I held out my hand, and she placed something that felt identical in size and texture to the charm I’d used to track Remy onto my palm. I might not have been able to see, but I knew she didn’t want me to examine the charm with my eyes. While I couldn’t have created the tracking spell myself, my ability to sense magic let me check a spell’s strength and purpose, as well as feel out any irregularities. Kind of like running a diagnostic. It was a skill I’d taken full advantage of when Rianna and I were in our wyrd boarding school. While I’d barely passed my remedial spellcasting class, I’d made a fair chunk of change troubleshooting other students’ homework and projects. Not exactly approved by the school’s code of conduct, but all the practice meant that when I’d gone to get my OMIH certifications, I’d tested into the highest category for a sensitive. I never even bothered trying to get certified for spellcasting.
Like almost every spell I’d seen from Rianna since she returned from Faerie, the magic itself was tight, clean, and very strong. It should have been perfect, but while nothing in the magic of the spell felt wrong or even that different from the one she’d made for my case, the reason for her concern was immediately obvious. The magic was there, ready, but the charm itself was silent. There was no tug in any direction, no pull toward the missing artifact she sought. The charm was lifeless.
I frowned, squinting at the charm in my palm as if that would somehow make it come into focus. It changed nothing. “The magic is flawless. What did you use as a focus?”

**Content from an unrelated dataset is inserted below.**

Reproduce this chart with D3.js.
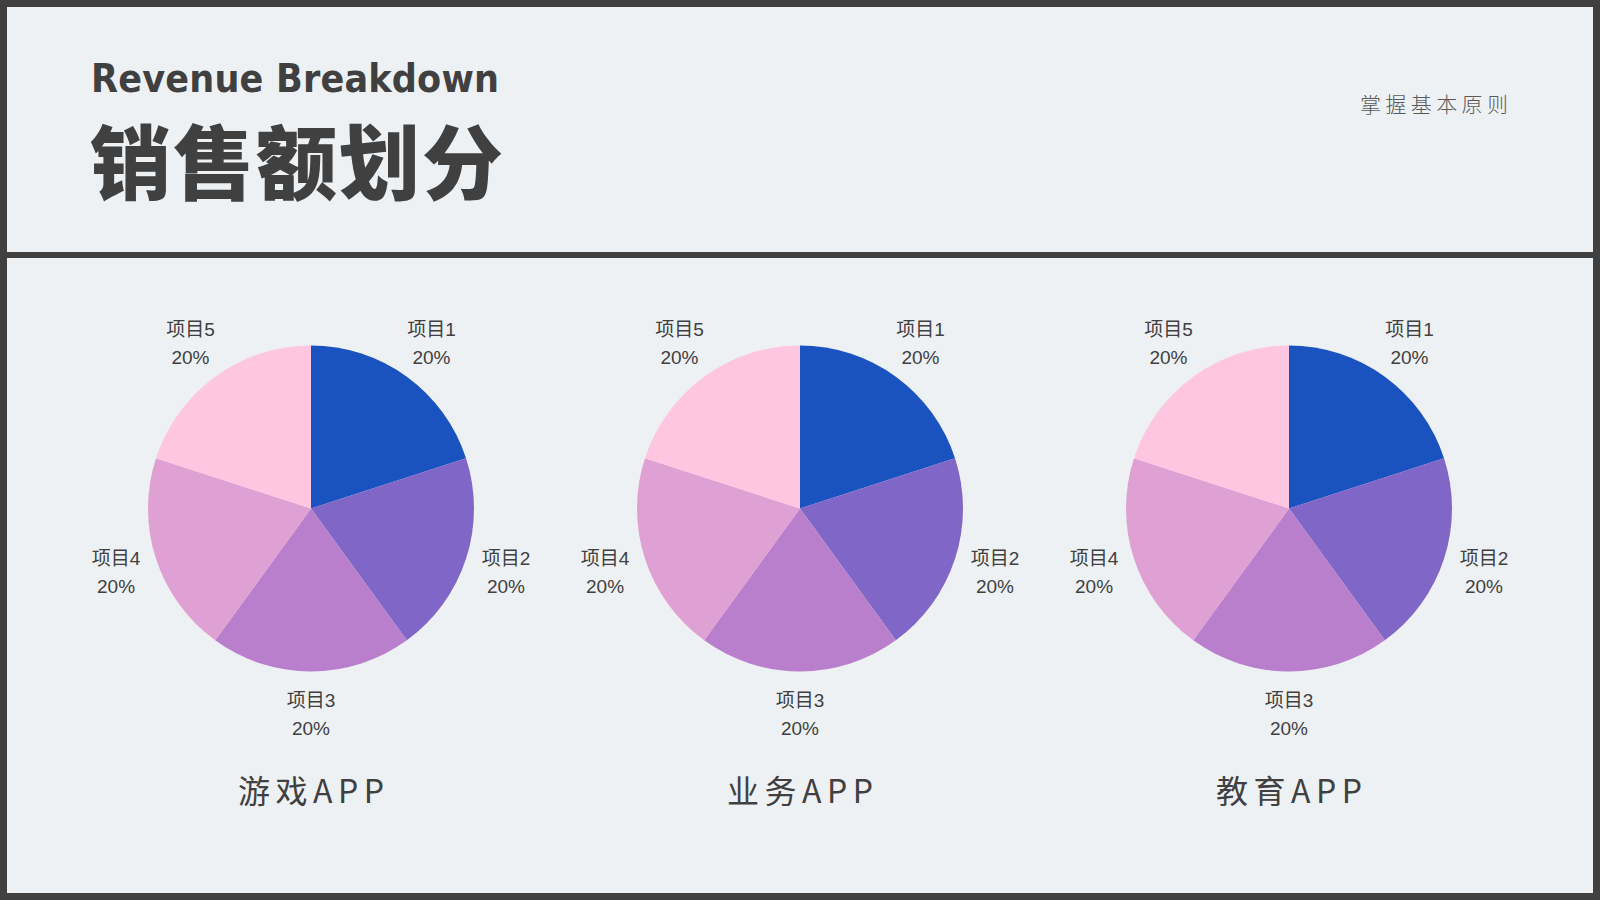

“An illustration. I know, I know,” she said, clearly having read the skepticism on my face. “But I have successfully traced items with as little before.”
“No, it’s not that. You said the client claimed it was a family heirloom? Why didn’t he have more than an illustration? What exactly is this family heirloom anyway?”
“An ornate, filigreed, and jewel-encrusted bottle. He called it a buidealanam. Though I’m probably pronouncing that wrong. It’s apparently been in his family for hundreds of years. I have no idea why he didn’t have a picture, but it was a very detailed illustration that he provided.”
When I continued to frown, Rianna sighed, the car slowing. “You think he never owned it to begin with.”
“I think that’s a distinct possibility. The charm you made is good, and the focus, while not a great one, should be enough to get at least some feedback from the spell. That means the bottle is either too far away to track, or well warded. If his bottle is warded, that means it wasn’t lost.”
“No. It was stolen. He was up front about that.”
“Did he contact the police?”
She was silent a moment before finally saying, “He said he contacted the authorities but that there had been no movement on the case in weeks. I’m not sure if he contacted the police or the FIB.”
That last part surprised me enough I almost dropped the inert charm. “The client is fae?”